Позади скамейки – площадка для собак, на которой почти 20 лет назад выгуливала своего черного лабрадора Иванка – мой яркий и короткий студенческий роман. Тогда я увлекся психологией и приехал на курс профессора Энтони Харрисона в Сиднейском Университете из своего Калифорнийского в Беркли. Там-то и села рядом со мной черноволосая славянка из еще целой тогда Югославии. У нее был старенький «жук», на котором мы и поехали сюда, на Файтфулл-стрит, дом 151, где поселились ее родные. Собственно, так я и попал из Брисбена в этот городок. Решил зайти, посмотреть на прошлое. Но прошлое ускользнуло. Нынешние жильцы сказали, что они переехали куда-то на север страны, а Иванка вроде нашла работу где-то в Европе. Только дом тот же, оливкового цвета, с настоящей черепичной крышей. Точно. Вот оно – то, что проходит сквозь года, века и тысячелетия, – черепки! Уж мне-то не знать!

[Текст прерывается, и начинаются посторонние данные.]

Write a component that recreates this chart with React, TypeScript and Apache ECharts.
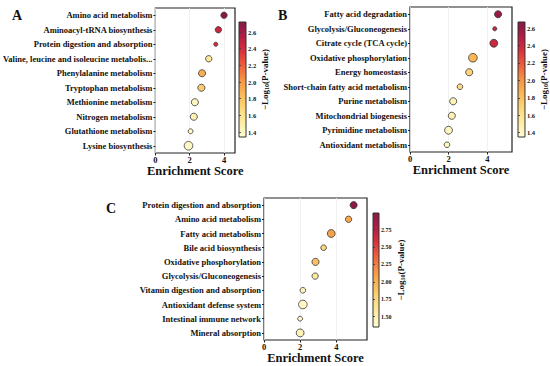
import React, { useEffect, useRef } from "react";
import * as echarts from "echarts";

// ---------- Panel A ----------
const catA = [
  "Amino acid metabolism",
  "Aminoacyl-tRNA biosynthesis",
  "Protein digestion and absorption",
  "Valine, leucine and isoleucine metabolis...",
  "Phenylalanine metabolism",
  "Tryptophan metabolism",
  "Methionine metabolism",
  "Nitrogen metabolism",
  "Glutathione metabolism",
  "Lysine biosynthesis",
];
const scoreA = [4.0, 3.67, 3.52, 3.11, 2.72, 2.68, 2.3, 2.24, 2.05, 1.93];
const pvalA = [2.7, 2.45, 2.38, 1.55, 1.9, 1.75, 1.42, 1.45, 1.4, 1.38];
const countA = [5, 5, 2, 5, 6, 6, 6, 6, 3, 8];

// ---------- Panel B ----------
const catB = [
  "Fatty acid degradation",
  "Glycolysis/Gluconeogenesis",
  "Citrate cycle (TCA cycle)",
  "Oxidative phosphorylation",
  "Energy homeostasis",
  "Short-chain fatty acid metabolism",
  "Purine metabolism",
  "Mitochondrial biogenesis",
  "Pyrimidine metabolism",
  "Antioxidant metabolism",
];
const scoreB = [4.55, 4.38, 4.33, 3.25, 3.06, 2.58, 2.23, 2.16, 1.99, 1.91];
const pvalB = [2.6, 2.42, 2.4, 1.85, 1.7, 1.65, 1.45, 1.45, 1.4, 1.42];
const countB = [6, 2, 7, 8, 6, 4, 6, 6, 7, 4];

// ---------- Panel C ----------
const catC = [
  "Protein digestion and absorption",
  "Amino acid metabolism",
  "Fatty acid metabolism",
  "Bile acid biosynthesis",
  "Oxidative phosphorylation",
  "Glycolysis/Gluconeogenesis",
  "Vitamin digestion and absorption",
  "Antioxidant defense system",
  "Intestinal immune network",
  "Mineral absorption",
];
const scoreC = [4.96, 4.68, 3.72, 3.3, 2.85, 2.83, 2.15, 2.15, 2.0, 2.0];
const pvalC = [2.95, 2.05, 2.1, 1.75, 1.9, 1.6, 1.45, 1.4, 1.4, 1.45];
const countC = [6, 5, 7, 4, 6, 5, 4, 8, 3, 7];

// colour bar ranges and ticks
const cbRangeA = [1.34, 2.72];
const cbRangeB = [1.35, 2.67];
const cbRangeC = [1.35, 2.99];
const cbTicksAB = [1.4, 1.6, 1.8, 2.0, 2.2, 2.4, 2.6];
const cbTicksC = [1.5, 1.75, 2.0, 2.25, 2.5, 2.75];
const xTicks = [0, 2, 4];

const PALETTE = [
  "#fffcd2",
  "#feeda2",
  "#fdd87a",
  "#fbb756",
  "#f79244",
  "#ef5d3c",
  "#d9303c",
  "#b11c45",
  "#841a47",
];

const FONT = "Liberation Serif, Times New Roman, serif";

function gradient() {
  const n = PALETTE.length - 1;
  return new echarts.graphic.LinearGradient(
    0,
    1,
    0,
    0,
    PALETTE.map((c, i) => ({ offset: i / n, color: c }))
  );
}

type Panel = {
  cats: string[];
  scores: number[];
  pvals: number[];
  counts: number[];
  xMax: number;
  cbRange: number[];
  cbTicks: number[];
  dec: number;
  plot: { left: number; top: number; width: number; height: number };
  bar: { left: number; top: number; width: number; height: number };
  cbLabelSize: number;
  cbNameGap: number;
};

export default function App() {
  const ref = useRef<HTMLDivElement>(null);

  useEffect(() => {
    if (!ref.current) return;
    const chart = echarts.init(ref.current, undefined, { renderer: "svg" });

    const panels: Panel[] = [
      {
        cats: catA,
        scores: scoreA,
        pvals: pvalA,
        counts: countA,
        xMax: 4.64,
        cbRange: cbRangeA,
        cbTicks: cbTicksAB,
        dec: 1,
        plot: { left: 155, top: 8, width: 80, height: 145 },
        bar: { left: 239, top: 22, width: 7, height: 115 },
        cbLabelSize: 6.5,
        cbNameGap: 12,
      },
      {
        cats: catB,
        scores: scoreB,
        pvals: pvalB,
        counts: countB,
        xMax: 5.27,
        cbRange: cbRangeB,
        cbTicks: cbTicksAB,
        dec: 1,
        plot: { left: 410, top: 7, width: 102, height: 145 },
        bar: { left: 518, top: 22, width: 7.5, height: 115 },
        cbLabelSize: 6.5,
        cbNameGap: 12,
      },
      {
        cats: catC,
        scores: scoreC,
        pvals: pvalC,
        counts: countC,
        xMax: 5.7,
        cbRange: cbRangeC,
        cbTicks: cbTicksC,
        dec: 2,
        plot: { left: 264, top: 198, width: 103, height: 142 },
        bar: { left: 373, top: 213, width: 6, height: 114 },
        cbLabelSize: 6,
        cbNameGap: 16,
      },
    ];

    const grid: any[] = [];
    const xAxis: any[] = [];
    const yAxis: any[] = [];
    const series: any[] = [];
    const visualMap: any[] = [];

    panels.forEach((p, i) => {
      const gPlot = grid.length;
      grid.push({
        ...p.plot,
        show: true,
        borderColor: "#222",
        borderWidth: 1.2,
        backgroundColor: "transparent",
      });
      const gBar = grid.length;
      grid.push({
        ...p.bar,
        show: true,
        borderColor: "#333",
        borderWidth: 1,
        backgroundColor: gradient(),
      });

      xAxis.push({
        gridIndex: gPlot,
        type: "value",
        min: 0,
        max: p.xMax,
        name: "Enrichment Score",
        nameLocation: "middle",
        nameGap: 9,
        nameTextStyle: {
          fontFamily: FONT,
          fontWeight: "bold",
          fontSize: 12.5,
          color: "#111",
          verticalAlign: "top",
        },
        axisLine: { show: false },
        axisTick: {
          show: true,
          length: 2.5,
          customValues: xTicks,
          lineStyle: { color: "#222", width: 1 },
        },
        axisLabel: {
          customValues: xTicks,
          margin: 2,
          fontFamily: FONT,
          fontWeight: "bold",
          fontSize: 8.5,
          color: "#111",
        },
        splitLine: { show: true, lineStyle: { color: "#eeeeee", width: 0.8 } },
      });
      xAxis.push({
        gridIndex: gBar,
        type: "value",
        show: false,
        min: 0,
        max: 1,
      });

      yAxis.push({
        gridIndex: gPlot,
        type: "category",
        data: p.cats,
        inverse: true,
        axisLine: { show: false },
        axisTick: {
          show: true,
          alignWithLabel: true,
          length: 2,
          lineStyle: { color: "#222" },
        },
        axisLabel: {
          margin: 3,
          fontFamily: FONT,
          fontWeight: "bold",
          fontSize: 8.5,
          color: "#111",
        },
        splitLine: { show: false },
      });
      yAxis.push({
        gridIndex: gBar,
        type: "value",
        position: "right",
        min: p.cbRange[0],
        max: p.cbRange[1],
        axisLine: { show: false },
        splitLine: { show: false },
        axisTick: {
          show: true,
          length: 2,
          customValues: p.cbTicks,
          lineStyle: { color: "#333", width: 0.8 },
        },
        axisLabel: {
          customValues: p.cbTicks,
          margin: 2,
          formatter: (v: number) => v.toFixed(p.dec),
          fontFamily: FONT,
          fontWeight: "bold",
          fontSize: p.cbLabelSize,
          color: "#111",
        },
        name: "{m|\u2212Log}{s|10}{m|(P-value)}",
        nameLocation: "middle",
        nameRotate: 90,
        nameGap: p.cbNameGap,
        nameTextStyle: {
          rich: {
            m: {
              fontFamily: FONT,
              fontWeight: "bold",
              fontSize: 9,
              color: "#111",
              lineHeight: 11,
            },
            s: {
              fontFamily: FONT,
              fontWeight: "bold",
              fontSize: 6,
              color: "#111",
              lineHeight: 11,
              verticalAlign: "bottom",
              padding: [3, 0, 0, 0],
            },
          },
        },
      });

      const sIdx = series.length;
      series.push({
        type: "scatter",
        xAxisIndex: gPlot,
        yAxisIndex: gPlot,
        data: p.cats.map((c, k) => [p.scores[k], c, p.pvals[k], p.counts[k]]),
        encode: { x: 0, y: 1 },
        symbolSize: (v: number[]) => 2.6 + v[3] * 0.75,
        itemStyle: { borderColor: "#333", borderWidth: 0.8, opacity: 1 },
        z: 3,
      });
      visualMap.push({
        type: "continuous",
        show: false,
        seriesIndex: sIdx,
        dimension: 2,
        min: p.cbRange[0],
        max: p.cbRange[1],
        inRange: { color: PALETTE },
      });
    });

    const letter = (t: string, x: number, y: number) => ({
      type: "text",
      x,
      y,
      style: {
        text: t,
        fontFamily: FONT,
        fontWeight: "bold",
        fontSize: 14,
        fill: "#111",
        verticalAlign: "middle",
      },
    });

    chart.setOption({
      animation: false,
      backgroundColor: "#ffffff",
      grid,
      xAxis,
      yAxis,
      series,
      visualMap,
      graphic: [letter("A", 12, 15), letter("B", 278, 15), letter("C", 106, 208)],
    });

    return () => chart.dispose();
  }, []);

  return (
    <div
      ref={ref}
      style={{ position: "fixed", left: 0, top: 0, width: 550, height: 366 }}
    />
  );
}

Малыши, сидящие напротив, тоже обратили на меня внимание. Интересно, сколько им? Года по три-четыре? Светленькие, большеглазые, с круглыми сытыми детскими щечками. Хохочут что-то. Половина слов на их детском уникальном языке. У девочки яркие синие глаза, даже с 8 метров виден их цвет. Вот она помахала мне рукой. Я улыбаюсь в ответ и поднимаю руку. Мальчишка тоже повернул ко мне голову и стал неловко слезать с лавки. В профиль мне показалось, что у него необыкновенный нос, остренький, как у птички, немного загнутый вниз. Вот он повернулся ко мне, высоко поднял в моем направлении недоеденную холодную сладость и медленно, вразвалочку, поковылял ко мне. Когда до меня оставалось около метра, он перестал улыбаться, нахмурил свой острый носик и жутковатым, уж точно не детским, шипением, по слогам, четко и тихо проговорил:
– НЕ С-с-с-МЕЙ! НЕ СМЕ-Е-ЕЙ!
Эти слова прозвучали во внезапно наступившей абсолютной тишине. Как будто выключили все звуки вокруг. Ни птиц, ни ветра, ничего. А он медленно развернулся и со звонким смехом побежал обратно. К своей хохочущей подружке. Он влез обратно на скамейку и явно потерял ко мне интерес.
От неожиданности меня словно парализовало. В ушах стоял звон от тишины и от этого голоса. Не могу сказать, что я испугался насмерть, но волна холодного болезненного ужаса вместе с огромными мурашками прошлась по моему телу от кисти левой руки до пальцев правой. Потом через ноги ушла куда-то в землю. «Заземлился», – почему-то пришло в голову. Медленно вернулся обычный шум городского парка.